§ Brief: Reproduce each line of the material exactly, minus any picture.

§ Material provided:
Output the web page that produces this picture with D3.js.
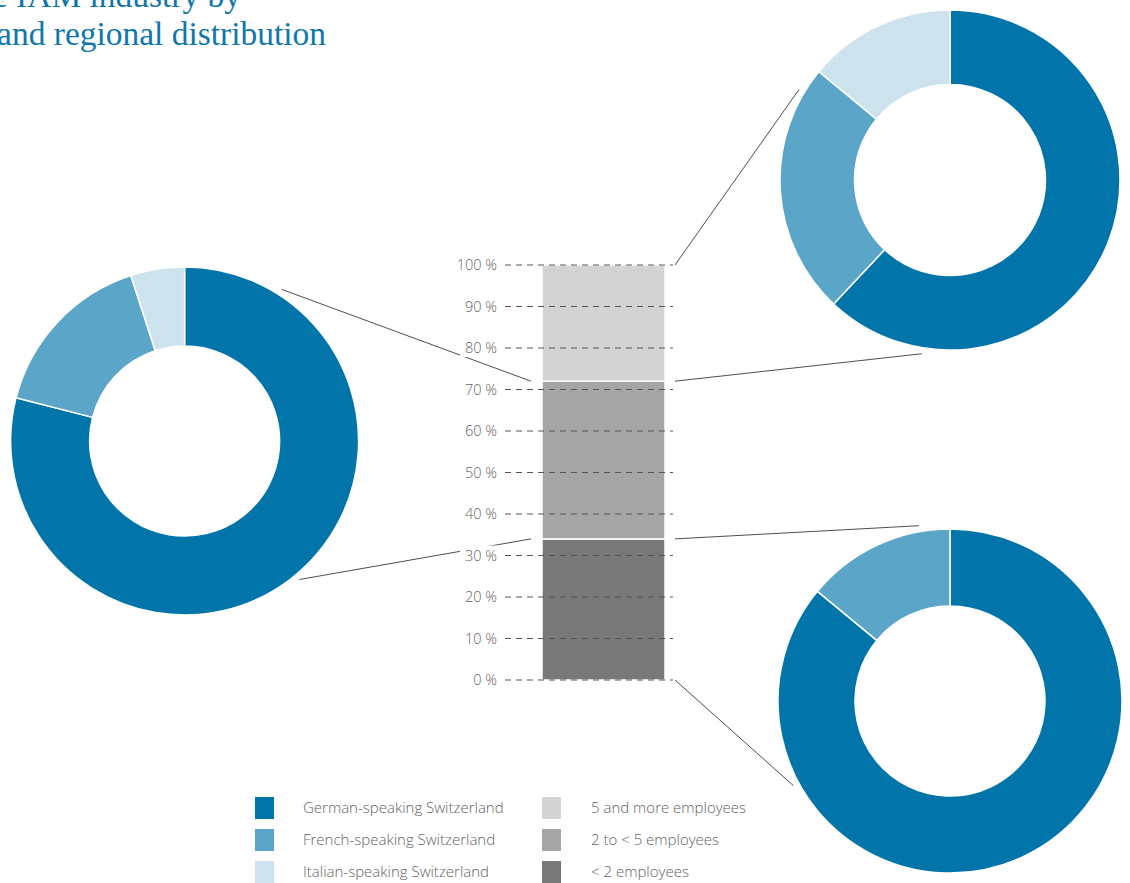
<!DOCTYPE html>
<html>
<head>
<meta charset="utf-8">
<script src="https://cdn.jsdelivr.net/npm/d3@7"></script>
<style>
  html, body { margin: 0; padding: 0; background: #fff; }
  svg { display: block; }
</style>
</head>
<body>
<svg id="chart" width="1130" height="883"></svg>
<script>
// Size classes (bottom to top of the stacked column) and their shares in %
const sizeClasses = ["< 2 employees", "2 to < 5 employees", "5 and more employees"];
const sizeShares = [34, 38, 28];
const sizeColors = ["#787878", "#a5a5a5", "#d3d3d3"];

// Language regions and their shares in % within each size class
const regions = ["German-speaking Switzerland", "French-speaking Switzerland", "Italian-speaking Switzerland"];
const regionColors = ["#0174a9", "#5ba5c8", "#cce3ee"];
const regionSharesSmall = [86, 14, 0];   // < 2 employees
const regionSharesMid = [79, 16, 5];     // 2 to < 5 employees
const regionSharesLarge = [62, 24, 14];  // 5 and more employees

// Axis ticks
const yTicks = [0, 10, 20, 30, 40, 50, 60, 70, 80, 90, 100];
const titleLines = ["Structure of the IAM industry by", "size and regional distribution"];

const svg = d3.select("#chart");
const grey = "#636363";
const sansFont = "'Open Sans', 'Noto Sans', sans-serif";

// ---- Title (runs off the left edge) ----
// Size the serif title so that "and regional distribution" spans about 329 px.
const titleFont = "'Liberation Serif', serif";
const probe = svg.append("text")
  .attr("font-family", titleFont).attr("font-size", 100)
  .text(titleLines[1].slice(titleLines[1].indexOf("and")));
const titleSize = 100 * 329 / probe.node().getComputedTextLength();
probe.remove();

const title = svg.append("g")
  .attr("font-family", titleFont)
  .attr("font-size", titleSize)
  .attr("fill", "#0f77ab")
  .attr("text-anchor", "end");
title.append("text").attr("x", 241).attr("y", 7).text(titleLines[0]);
title.append("text").attr("x", 326).attr("y", 45).text(titleLines[1]);

// ---- Stacked column ----
const y = d3.scaleLinear().domain([0, 100]).range([680, 265]);
const barX0 = 542, barX1 = 665;

const stackData = [];
let acc = 0;
sizeShares.forEach((v, i) => {
  stackData.push({ name: sizeClasses[i], y0: acc, y1: acc + v, color: sizeColors[i] });
  acc += v;
});

svg.append("g").selectAll("rect")
  .data(stackData)
  .join("rect")
  .attr("x", barX0)
  .attr("width", barX1 - barX0)
  .attr("y", d => y(d.y1))
  .attr("height", d => y(d.y0) - y(d.y1))
  .attr("fill", d => d.color)
  .attr("stroke", "#fff")
  .attr("stroke-width", 1.5);

// Dashed gridlines drawn over the column
svg.append("g").selectAll("line")
  .data(yTicks)
  .join("line")
  .attr("x1", 505).attr("x2", 673)
  .attr("y1", d => y(d)).attr("y2", d => y(d))
  .attr("stroke", "#555")
  .attr("stroke-width", 1)
  .attr("stroke-dasharray", "6,5");

// ---- Donuts ----
const pie = d3.pie().sort(null).value(d => d);
const donuts = [
  { shares: regionSharesMid,   cx: 184.6, cy: 441, r: 174, ri: 95,  band: 1, side: "left",  angles: [32.6, 140.3] },
  { shares: regionSharesLarge, cx: 950,   cy: 180, r: 170, ri: 95.5, band: 2, side: "right", angles: [301, 189.2] },
  { shares: regionSharesSmall, cx: 950,   cy: 701, r: 172, ri: 95,  band: 0, side: "right", angles: [350, 241.6] }
];

// Connector lines from each donut to the edges of its size band
const connectors = svg.append("g")
  .attr("stroke", "#3a3a3a")
  .attr("stroke-width", 0.9)
  .attr("fill", "none");

donuts.forEach(dn => {
  const band = stackData[dn.band];
  const ends = [y(band.y1), y(band.y0)];
  const xBar = dn.side === "left" ? barX0 - 11 : barX1 + 10;
  dn.angles.forEach((a, k) => {
    const rad = a * Math.PI / 180;
    const rr = dn.r + 6;
    connectors.append("line")
      .attr("x1", dn.cx + rr * Math.sin(rad))
      .attr("y1", dn.cy - rr * Math.cos(rad))
      .attr("x2", xBar)
      .attr("y2", ends[k]);
  });
});

donuts.forEach(dn => {
  const arc = d3.arc().innerRadius(dn.ri).outerRadius(dn.r);
  svg.append("g")
    .attr("transform", `translate(${dn.cx},${dn.cy})`)
    .selectAll("path")
    .data(pie(dn.shares).filter(d => d.value > 0))
    .join("path")
    .attr("d", arc)
    .attr("fill", d => regionColors[d.index])
    .attr("stroke", "#fff")
    .attr("stroke-width", 1.5)
    .attr("stroke-linejoin", "round");
});

// ---- Axis labels (knocked out of the connector lines) ----
const labels = svg.append("g")
  .attr("font-family", sansFont)
  .attr("font-size", 14.5)
  .attr("font-weight", 300)
  .attr("fill", grey)
  .attr("text-anchor", "end");

yTicks.forEach(t => {
  const g = labels.append("g");
  const bg = g.append("rect").attr("fill", "#fff");
  const txt = g.append("text")
    .attr("x", 497)
    .attr("y", y(t))
    .attr("dy", "0.35em")
    .text(t + " %");
  const bb = txt.node().getBBox();
  bg.attr("x", bb.x - 5).attr("y", bb.y).attr("width", bb.width + 9).attr("height", bb.height);
});

// ---- Legend ----
const legend = svg.append("g")
  .attr("font-family", sansFont)
  .attr("font-size", 15)
  .attr("font-weight", 300)
  .attr("fill", grey);

const legendCols = [
  { x: 255, tx: 303, items: regions.map((n, i) => ({ name: n, color: regionColors[i] })) },
  { x: 542, tx: 591, items: sizeClasses.map((n, i) => ({ name: n, color: sizeColors[i] })).reverse() }
];

legendCols.forEach(col => {
  col.items.forEach((it, i) => {
    const top = 797 + i * 32;
    legend.append("rect")
      .attr("x", col.x).attr("y", top)
      .attr("width", 19).attr("height", 22)
      .attr("fill", it.color);
    legend.append("text")
      .attr("x", col.tx).attr("y", top + 11)
      .attr("dy", "0.35em")
      .text(it.name);
  });
});
</script>
</body>
</html>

§ Task output:
Output the web page that produces this picture with D3.js.
<!DOCTYPE html>
<html>
<head>
<meta charset="utf-8">
<script src="https://cdn.jsdelivr.net/npm/d3@7"></script>
<style>
  html, body { margin: 0; padding: 0; background: #fff; }
  svg { display: block; }
</style>
</head>
<body>
<svg id="chart" width="1130" height="883"></svg>
<script>
// Size classes (bottom to top of the stacked column) and their shares in %
const sizeClasses = ["< 2 employees", "2 to < 5 employees", "5 and more employees"];
const sizeShares = [34, 38, 28];
const sizeColors = ["#787878", "#a5a5a5", "#d3d3d3"];

// Language regions and their shares in % within each size class
const regions = ["German-speaking Switzerland", "French-speaking Switzerland", "Italian-speaking Switzerland"];
const regionColors = ["#0174a9", "#5ba5c8", "#cce3ee"];
const regionSharesSmall = [86, 14, 0];   // < 2 employees
const regionSharesMid = [79, 16, 5];     // 2 to < 5 employees
const regionSharesLarge = [62, 24, 14];  // 5 and more employees

// Axis ticks
const yTicks = [0, 10, 20, 30, 40, 50, 60, 70, 80, 90, 100];
const titleLines = ["Structure of the IAM industry by", "size and regional distribution"];

const svg = d3.select("#chart");
const grey = "#636363";
const sansFont = "'Open Sans', 'Noto Sans', sans-serif";

// ---- Title (runs off the left edge) ----
// Size the serif title so that "and regional distribution" spans about 329 px.
const titleFont = "'Liberation Serif', serif";
const probe = svg.append("text")
  .attr("font-family", titleFont).attr("font-size", 100)
  .text(titleLines[1].slice(titleLines[1].indexOf("and")));
const titleSize = 100 * 329 / probe.node().getComputedTextLength();
probe.remove();

const title = svg.append("g")
  .attr("font-family", titleFont)
  .attr("font-size", titleSize)
  .attr("fill", "#0f77ab")
  .attr("text-anchor", "end");
title.append("text").attr("x", 241).attr("y", 7).text(titleLines[0]);
title.append("text").attr("x", 326).attr("y", 45).text(titleLines[1]);

// ---- Stacked column ----
const y = d3.scaleLinear().domain([0, 100]).range([680, 265]);
const barX0 = 542, barX1 = 665;

const stackData = [];
let acc = 0;
sizeShares.forEach((v, i) => {
  stackData.push({ name: sizeClasses[i], y0: acc, y1: acc + v, color: sizeColors[i] });
  acc += v;
});

svg.append("g").selectAll("rect")
  .data(stackData)
  .join("rect")
  .attr("x", barX0)
  .attr("width", barX1 - barX0)
  .attr("y", d => y(d.y1))
  .attr("height", d => y(d.y0) - y(d.y1))
  .attr("fill", d => d.color)
  .attr("stroke", "#fff")
  .attr("stroke-width", 1.5);

// Dashed gridlines drawn over the column
svg.append("g").selectAll("line")
  .data(yTicks)
  .join("line")
  .attr("x1", 505).attr("x2", 673)
  .attr("y1", d => y(d)).attr("y2", d => y(d))
  .attr("stroke", "#555")
  .attr("stroke-width", 1)
  .attr("stroke-dasharray", "6,5");

// ---- Donuts ----
const pie = d3.pie().sort(null).value(d => d);
const donuts = [
  { shares: regionSharesMid,   cx: 184.6, cy: 441, r: 174, ri: 95,  band: 1, side: "left",  angles: [32.6, 140.3] },
  { shares: regionSharesLarge, cx: 950,   cy: 180, r: 170, ri: 95.5, band: 2, side: "right", angles: [301, 189.2] },
  { shares: regionSharesSmall, cx: 950,   cy: 701, r: 172, ri: 95,  band: 0, side: "right", angles: [350, 241.6] }
];

// Connector lines from each donut to the edges of its size band
const connectors = svg.append("g")
  .attr("stroke", "#3a3a3a")
  .attr("stroke-width", 0.9)
  .attr("fill", "none");

donuts.forEach(dn => {
  const band = stackData[dn.band];
  const ends = [y(band.y1), y(band.y0)];
  const xBar = dn.side === "left" ? barX0 - 11 : barX1 + 10;
  dn.angles.forEach((a, k) => {
    const rad = a * Math.PI / 180;
    const rr = dn.r + 6;
    connectors.append("line")
      .attr("x1", dn.cx + rr * Math.sin(rad))
      .attr("y1", dn.cy - rr * Math.cos(rad))
      .attr("x2", xBar)
      .attr("y2", ends[k]);
  });
});

donuts.forEach(dn => {
  const arc = d3.arc().innerRadius(dn.ri).outerRadius(dn.r);
  svg.append("g")
    .attr("transform", `translate(${dn.cx},${dn.cy})`)
    .selectAll("path")
    .data(pie(dn.shares).filter(d => d.value > 0))
    .join("path")
    .attr("d", arc)
    .attr("fill", d => regionColors[d.index])
    .attr("stroke", "#fff")
    .attr("stroke-width", 1.5)
    .attr("stroke-linejoin", "round");
});

// ---- Axis labels (knocked out of the connector lines) ----
const labels = svg.append("g")
  .attr("font-family", sansFont)
  .attr("font-size", 14.5)
  .attr("font-weight", 300)
  .attr("fill", grey)
  .attr("text-anchor", "end");

yTicks.forEach(t => {
  const g = labels.append("g");
  const bg = g.append("rect").attr("fill", "#fff");
  const txt = g.append("text")
    .attr("x", 497)
    .attr("y", y(t))
    .attr("dy", "0.35em")
    .text(t + " %");
  const bb = txt.node().getBBox();
  bg.attr("x", bb.x - 5).attr("y", bb.y).attr("width", bb.width + 9).attr("height", bb.height);
});

// ---- Legend ----
const legend = svg.append("g")
  .attr("font-family", sansFont)
  .attr("font-size", 15)
  .attr("font-weight", 300)
  .attr("fill", grey);

const legendCols = [
  { x: 255, tx: 303, items: regions.map((n, i) => ({ name: n, color: regionColors[i] })) },
  { x: 542, tx: 591, items: sizeClasses.map((n, i) => ({ name: n, color: sizeColors[i] })).reverse() }
];

legendCols.forEach(col => {
  col.items.forEach((it, i) => {
    const top = 797 + i * 32;
    legend.append("rect")
      .attr("x", col.x).attr("y", top)
      .attr("width", 19).attr("height", 22)
      .attr("fill", it.color);
    legend.append("text")
      .attr("x", col.tx).attr("y", top + 11)
      .attr("dy", "0.35em")
      .text(it.name);
  });
});
</script>
</body>
</html>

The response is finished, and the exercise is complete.